The Rise of Renaissance Humanism
If medieval life revolved around God, Renaissance humanism stars in a naturalistic turn that promotes anthropocentrism. Man becomes the center of intellectual interest, rediscovering Greco-Roman thinkers through philology. This change in European thought provoked a crisis of European consciousness determined by various social, economic, religious, cultural, artistic, and scientific events.
The Scientific Revolution and New Paradigms
The advance of scientific-technical knowledge demanded an update of knowledge, which meant the abandonment of Aristotelian physics and the geocentric image of the universe. It was necessary to replace previous paradigms based on metaphysical concepts with others of a physico-mathematical character, based on experience and a rigorous, logical method where observed facts were translated into mathematical language, thus establishing their reason. This established the origin of scientific laws.

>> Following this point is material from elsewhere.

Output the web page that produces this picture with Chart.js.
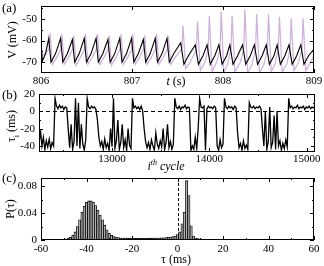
<!DOCTYPE html>
<html>
<head>
<meta charset="utf-8">
<script src="https://cdn.jsdelivr.net/npm/chart.js@4.4.0/dist/chart.umd.min.js"></script>
<style>
  body { margin: 0; background: #fff; }
  #wrap { position: relative; width: 324px; height: 266px; overflow: hidden; }
  canvas { position: absolute; left: 0; }
  .txt { position: absolute; font-family: "Liberation Serif", serif; font-size: 12px; color: #000; white-space: nowrap; line-height: 1; }
  .ctr { transform: translate(-50%, -50%); }
  .rot { transform: translate(-50%, -50%) rotate(-90deg); }
  .pan { font-size: 13px; }
</style>
</head>
<body>
<div id="wrap">
  <canvas id="chartA" width="324" height="88" style="top:0"></canvas>
  <canvas id="chartB" width="324" height="78" style="top:88px"></canvas>
  <canvas id="chartC" width="324" height="94" style="top:172px"></canvas>

  <div class="txt pan" style="left:2px;top:1px">(a)</div>
  <div class="txt rot" style="left:12px;top:40px">V (mV)</div>
  <div class="txt ctr" style="left:176px;top:81px"><i>t</i> (s)</div>

  <div class="txt pan" style="left:2px;top:88px">(b)</div>
  <div class="txt rot" style="left:13px;top:126px">τ<sub style="font-size:8px">i</sub> (ms)</div>
  <div class="txt ctr" style="left:166px;top:165px"><i>i</i><sup style="font-size:8px"><i>th</i></sup> <i>cycle</i></div>

  <div class="txt pan" style="left:2px;top:171px">(c)</div>
  <div class="txt rot" style="left:10px;top:209px">P(τ)</div>
  <div class="txt ctr" style="left:176px;top:259px">τ (ms)</div>
</div>

<script>
// ---- panel (a): membrane potential, t (s) vs V (mV)
let blackT = [806.00, 806.015, 806.05,
  806.085, 806.11, 806.16, 806.215, 806.24, 806.29, 806.345, 806.37, 806.42,
  806.475, 806.50, 806.55, 806.605, 806.63, 806.68, 806.735, 806.76, 806.81,
  806.865, 806.89, 806.94, 806.995, 807.02, 807.07, 807.125, 807.15, 807.20,
  807.255, 807.28, 807.33, 807.385, 807.41, 807.46, 807.535, 807.57, 807.62,
  807.695, 807.73, 807.78, 807.825, 807.86, 807.91, 807.955, 807.99, 808.04,
  808.075, 808.11, 808.16, 808.215, 808.25, 808.30, 808.345, 808.38, 808.43,
  808.475, 808.51, 808.56, 808.595, 808.63, 808.68, 808.725, 808.76, 808.81,
  808.855, 808.89, 808.94, 809.00]
let blackV = [-60, -69.5, -66,
  -59, -70, -66, -59, -70, -66, -59.5, -70, -66,
  -59, -70, -66, -59, -70, -66, -59.5, -70, -66,
  -59, -70, -66, -59, -70, -66, -59.5, -70, -66,
  -59, -70, -66, -59, -70, -66, -61, -71, -67,
  -62, -71, -67, -62, -71, -67, -62, -71, -67,
  -62, -71, -67, -62, -71, -67, -62, -71, -67,
  -62, -71, -67, -62, -71, -67, -62, -71, -67,
  -62, -71, -67, -64]

let purpleT = [806.00, 806.05,
  806.088, 806.10, 806.125, 806.17, 806.218, 806.23, 806.255, 806.30,
  806.348, 806.36, 806.385, 806.43, 806.478, 806.49, 806.515, 806.56,
  806.608, 806.62, 806.645, 806.69, 806.738, 806.75, 806.775, 806.82,
  806.868, 806.88, 806.905, 806.95, 806.998, 807.01, 807.035, 807.08,
  807.128, 807.14, 807.165, 807.21, 807.258, 807.27, 807.295, 807.34,
  807.388, 807.40, 807.425, 807.47, 807.548, 807.56, 807.59, 807.64,
  807.708, 807.72, 807.75, 807.80, 807.838, 807.85, 807.88, 807.93,
  807.968, 807.98, 808.01, 808.05, 808.088, 808.10, 808.13, 808.19,
  808.228, 808.24, 808.27, 808.32, 808.358, 808.37, 808.40, 808.45,
  808.488, 808.50, 808.53, 808.57, 808.608, 808.62, 808.65, 808.70,
  808.738, 808.75, 808.78, 808.83, 808.868, 808.88, 808.91, 808.96, 809.00]
let purpleV = [-67, -66,
  -64, -56.5, -71, -68, -64, -57, -71, -68,
  -64, -57.5, -71.5, -68, -64, -57, -71, -68,
  -64, -57, -71, -68, -64, -57.5, -71.5, -68,
  -64, -57, -71, -68, -64, -57, -71, -68,
  -64, -57.5, -71, -68, -64, -57, -71, -68,
  -64, -58, -71, -68, -64, -53, -73, -70,
  -64, -51, -74, -70, -64, -48.5, -74.5, -70,
  -64, -46.6, -75, -71, -64, -48.5, -74.5, -70,
  -64, -45.5, -75, -71, -64, -47.7, -75, -71,
  -64, -47.7, -74.5, -71, -64, -49, -74.5, -71,
  -64, -49.7, -74, -70, -64, -49.7, -74, -70, -67]

let aXLabels = [806, 807, 808, 809]
let aYLabels = [-50, -60, -70]
let aYMinor = [-45, -55, -65]

// ---- panel (b): tau_i (ms) vs cycle index
let cycleStart = 12250
let cycleStep = 15
let tauValues = [
  -38, -22, -40, -30, -44, -34, -41, -32, -43, -36, -40,
  15,
  6, 3, 7, 4, 6, 2, 5, 4,
  -20,
  -42, -15, -44, -35, 15, -40, 10, -43, -15, -38, -45, -33,
  15,
  5, 3, 6, 4, 5, 2,
  -10, -30,
  -40, -35, -44, -32, -42, -37, -45, -20, -41, 15, -43, -34, -10, -44, -36, -15, -42, -33, -45, -20, -39, -43,
  15,
  4, 6, 3, 5, 2, 6,
  0, -20, -35,
  -42, -36, -44, -33, -40, -45, -25, -38, -43, -34, -41, -20, -44, -36, -15, -42, -35, -44, -38,
  15,
  5, 3, 6, 2, 5, 4, 7, 3, 5, 4,
  -45, -40,
  -44, -30, -43, -20, 15,
  5, 4, 6, -45, 3, 6, 4, 5, 3, 6, 4,
  -40, -45, -33, -42, -38,
  15,
  5, 3, 6, 4, 5, 2, 6, 4,
  -25,
  -42, -37, -45, -34, -43, -39, -44,
  10,
  5, 4, 6, 3, 5, 4, 6, 3,
  -20,
  -40, 0, -44, -35, 5, -42, -36, -5, -44, 0, -40, -34, -45, -37, -43, -33, -41,
  15,
  4, 6, 3, 5, 4, 7, 3, 5, 4, 6, 2, 5, 4, 6, 3, 5, 4, 6
]
let bXLabels = [13000, 14000, 15000]
let bXMinor = [12500, 13500, 14500]
let bYLabels = [20, 0, -20, -40]
let bYMinor = [10, -10, -30]

// ---- panel (c): histogram P(tau)
let histTau = [-51, -50, -49, -48, -47, -46, -45, -44, -43, -42, -41, -40, -39, -38, -37, -36,
  -35, -34, -33, -32, -31, -30, -29, -28, -27, -26, -25, -24, -23, -22, -21, -20,
  -19, -18, -17, -16, -15, -14, -13, -12, -11, -10, -9, -8, -7, -6, -5, -4,
  -3, -2, -1, 0, 1, 2, 3, 4, 5, 6, 7, 8, 9, 10, 11, 12, 13]
let histP = [0.0003, 0.0008, 0.0015, 0.0025, 0.004, 0.007, 0.012, 0.02, 0.03, 0.041, 0.05, 0.056, 0.058, 0.058, 0.056, 0.051,
  0.044, 0.037, 0.03, 0.022, 0.015, 0.01, 0.007, 0.005, 0.004, 0.0035, 0.003, 0.003, 0.0028, 0.0027, 0.0027, 0.0026,
  0.0025, 0.0025, 0.0025, 0.0025, 0.0025, 0.0026, 0.0026, 0.0027, 0.0027, 0.0028, 0.003, 0.003, 0.0032, 0.0034, 0.0036, 0.004,
  0.0045, 0.005, 0.006, 0.008, 0.012, 0.024, 0.041, 0.088, 0.066, 0.021, 0.006, 0.003, 0.002, 0.0015, 0.001, 0.0007, 0.0004]
let cXLabels = [-60, -40, -20, 0, 20, 40, 60]
let cXMinor = [-50, -30, -10, 10, 30, 50]
let cYLabels = [0, 0.04, 0.08]
let cYMinor = [0.02, 0.06]

let tickFont = { family: 'Liberation Serif', size: 11 }

// box round the plot, inward ticks on all four sides, dashed zero line
const frame = {
  id: 'frame',
  afterDatasetsDraw(chart, args, opts) {
    const ctx = chart.ctx
    const a = chart.chartArea
    const sx = chart.scales.x, sy = chart.scales.y
    ctx.save()
    ctx.strokeStyle = '#000'
    ctx.lineWidth = 1
    if (opts.zeroY) {
      let y = Math.round(sy.getPixelForValue(0)) + 0.5
      ctx.setLineDash([4, 3])
      ctx.beginPath(); ctx.moveTo(a.left, y); ctx.lineTo(a.right, y); ctx.stroke()
      ctx.setLineDash([])
    }
    if (opts.zeroX) {
      let x = Math.round(sx.getPixelForValue(0)) + 0.5
      ctx.setLineDash([3, 2])
      ctx.beginPath(); ctx.moveTo(x, a.top); ctx.lineTo(x, a.bottom); ctx.stroke()
      ctx.setLineDash([])
    }
    ctx.strokeRect(Math.round(a.left) + 0.5, Math.round(a.top) + 0.5, Math.round(a.width) - 1, Math.round(a.height) - 1)
    function xt(vals, len) {
      for (let v of vals || []) {
        let x = Math.round(sx.getPixelForValue(v)) + 0.5
        ctx.beginPath()
        ctx.moveTo(x, a.bottom); ctx.lineTo(x, a.bottom - len)
        ctx.moveTo(x, a.top); ctx.lineTo(x, a.top + len)
        ctx.stroke()
      }
    }
    function yt(vals, len) {
      for (let v of vals || []) {
        let y = Math.round(sy.getPixelForValue(v)) + 0.5
        ctx.beginPath()
        ctx.moveTo(a.left, y); ctx.lineTo(a.left + len, y)
        ctx.moveTo(a.right, y); ctx.lineTo(a.right - len, y)
        ctx.stroke()
      }
    }
    xt(opts.xMajor, 4); xt(opts.xMinor, 2)
    yt(opts.yMajor, 4); yt(opts.yMinor, 2)
    ctx.restore()
  }
}

function xScale(min, max, labels, height, pad) {
  return {
    type: 'linear', min: min, max: max, offset: false,
    grid: { display: false, drawTicks: false, offset: false }, border: { display: false },
    afterBuildTicks: s => { s.ticks = labels.map(v => ({ value: v })) },
    afterFit: s => { s.height = height; s.paddingLeft = 0; s.paddingRight = 0 },
    ticks: { font: tickFont, color: '#000', padding: pad, maxRotation: 0, autoSkip: false, callback: v => String(v) }
  }
}

function yScale(min, max, labels, width) {
  return {
    type: 'linear', min: min, max: max,
    grid: { display: false, drawTicks: false }, border: { display: false },
    afterBuildTicks: s => { s.ticks = labels.map(v => ({ value: v })) },
    afterFit: s => { s.width = width; s.paddingTop = 0; s.paddingBottom = 0 },
    ticks: { font: tickFont, color: '#000', padding: 4, autoSkip: false, callback: v => String(v) }
  }
}

function baseOptions(pad) {
  return {
    responsive: false, animation: false, devicePixelRatio: 1,
    layout: { padding: pad },
    elements: { point: { radius: 0 }, line: { tension: 0 } },
    plugins: { legend: { display: false }, tooltip: { enabled: false } }
  }
}

// (a)
let optA = baseOptions({ top: 6, right: 10, left: 0, bottom: 0 })
optA.plugins.frame = { xMajor: aXLabels, yMajor: aYLabels, yMinor: aYMinor }
optA.scales = { x: xScale(806, 809, aXLabels, 15, 2), y: yScale(-75, -44, aYLabels, 41) }
new Chart(document.getElementById('chartA'), {
  type: 'line',
  data: {
    datasets: [
      { data: blackT.map((t, i) => ({ x: t, y: blackV[i] })), borderColor: '#000', borderWidth: 1.1 },
      { data: purpleT.map((t, i) => ({ x: t, y: purpleV[i] })), borderColor: '#cdb0dc', borderWidth: 1.2 }
    ]
  },
  options: optA,
  plugins: [frame]
})

// (b)
let optB = baseOptions({ top: 6, right: 9, left: 0, bottom: 0 })
optB.plugins.frame = { xMajor: bXLabels, xMinor: bXMinor, yMajor: bYLabels, yMinor: bYMinor, zeroY: true }
optB.scales = { x: xScale(12250, 15085, bXLabels, 14, 1), y: yScale(-47, 20, bYLabels, 39) }
new Chart(document.getElementById('chartB'), {
  type: 'line',
  data: {
    datasets: [
      { data: tauValues.map((v, i) => ({ x: cycleStart + i * cycleStep, y: v })), borderColor: '#000', borderWidth: 1.3 }
    ]
  },
  options: optB,
  plugins: [frame]
})

// (c)
let optC = baseOptions({ top: 6, right: 10, left: 0, bottom: 0 })
optC.plugins.frame = { xMajor: cXLabels, xMinor: cXMinor, yMajor: cYLabels, yMinor: cYMinor, zeroX: true }
optC.scales = { x: xScale(-60, 60, cXLabels, 26, 3), y: yScale(0, 0.092, cYLabels, 41) }
new Chart(document.getElementById('chartC'), {
  type: 'bar',
  data: {
    datasets: [
      {
        data: histTau.map((t, i) => ({ x: t, y: histP[i] })),
        backgroundColor: '#b4b4b4', borderColor: '#000', borderWidth: 0.8,
        barPercentage: 1, categoryPercentage: 1, grouped: false
      }
    ]
  },
  options: optC,
  plugins: [frame]
})
</script>
</body>
</html>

Foundations of the Scientific Method
This method helped the development of science and consolidated the following philosophical-scientific principles:
- Nature has a fixed natural order.
- Our mind can master this order.
- Scientific knowledge can achieve absolute certainty about the facts.
Rationalism and Empiricism
These changes were consolidated in the 17th century into two opposing philosophical systems that shape modernity: rationalism and empiricism. They agree on two points:
- The subject is the center and goal of all activity and decides the truth or falsity of any statement.
- Knowledge begins with an analysis to determine its scope.
However, while rationalism sets criteria for truth in the autonomy of reason and constructs knowledge deductively from innate principles independent of sense experience, empiricism starts from experience and, by induction, reaches hypotheses related to phenomena.
René Descartes and the Solution to the Crisis
With Descartes, philosophy begins modern rationalism as a solution to the crisis of European consciousness. He seeks certainty beyond doubt and applies a simple method with evident principles. However, we should not reduce his philosophy to methodology, because it is far more rich and complex.